Basic COPY Operations
Working with Parquet Files
import duckdb con = duckdb.connect() # Export a table to Parquet con.execute("COPY my_table TO 'output.parquet' (FORMAT PARQUET)") # Import a Parquet file con.execute("COPY my_table FROM 'input.parquet' (FORMAT PARQUET)")
Working with CSV Files
# Basic CSV export with header con.execute("COPY my_table TO 'output.csv' (FORMAT CSV, HEADER)") # Basic CSV import with header con.execute("COPY my_table FROM 'input.csv' (FORMAT CSV, HEADER)") # Advanced CSV import with custom parameters con.execute("COPY my_table FROM 'input.csv' (FORMAT CSV, HEADER false, DELIMITER '|', SKIP 1)")
Core Concepts
Understanding register()
The con.register('view_name', python_object)
function is a zero-copy operation that makes a Python object (like a pandas DataFrame or Arrow table) queryable as a virtual table in DuckDB without moving or duplicating data. This is highly efficient for querying data that already exists in memory.
Understanding fetchdf()
The .fetchdf()
method is called on a query result object to retrieve the complete result set as a pandas DataFrame. This is extremely useful when you want to use the results of a DuckDB query in other Python libraries that work with DataFrames, such as scikit-learn, Matplotlib, or Streamlit.
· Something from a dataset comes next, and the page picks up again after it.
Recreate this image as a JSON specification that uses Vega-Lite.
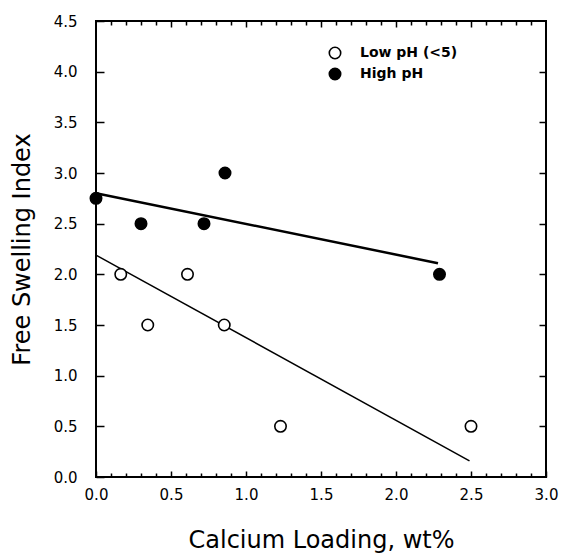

import pandas as pd df = pd.DataFrame({'a': [1, 2, 3]}) con.register('my_df_view', df) # Execute a query and fetch the result as a pandas DataFrame result_df = con.execute('SELECT * FROM my_df_view').fetchdf() print(type(result_df)) # <class 'pandas.core.frame.DataFrame'>
Practical Workflows
Workflow: Ingesting a pandas DataFrame
A common workflow is to load or generate data in a pandas DataFrame and then move it into DuckDB for faster querying or to save it in a more efficient format like Parquet.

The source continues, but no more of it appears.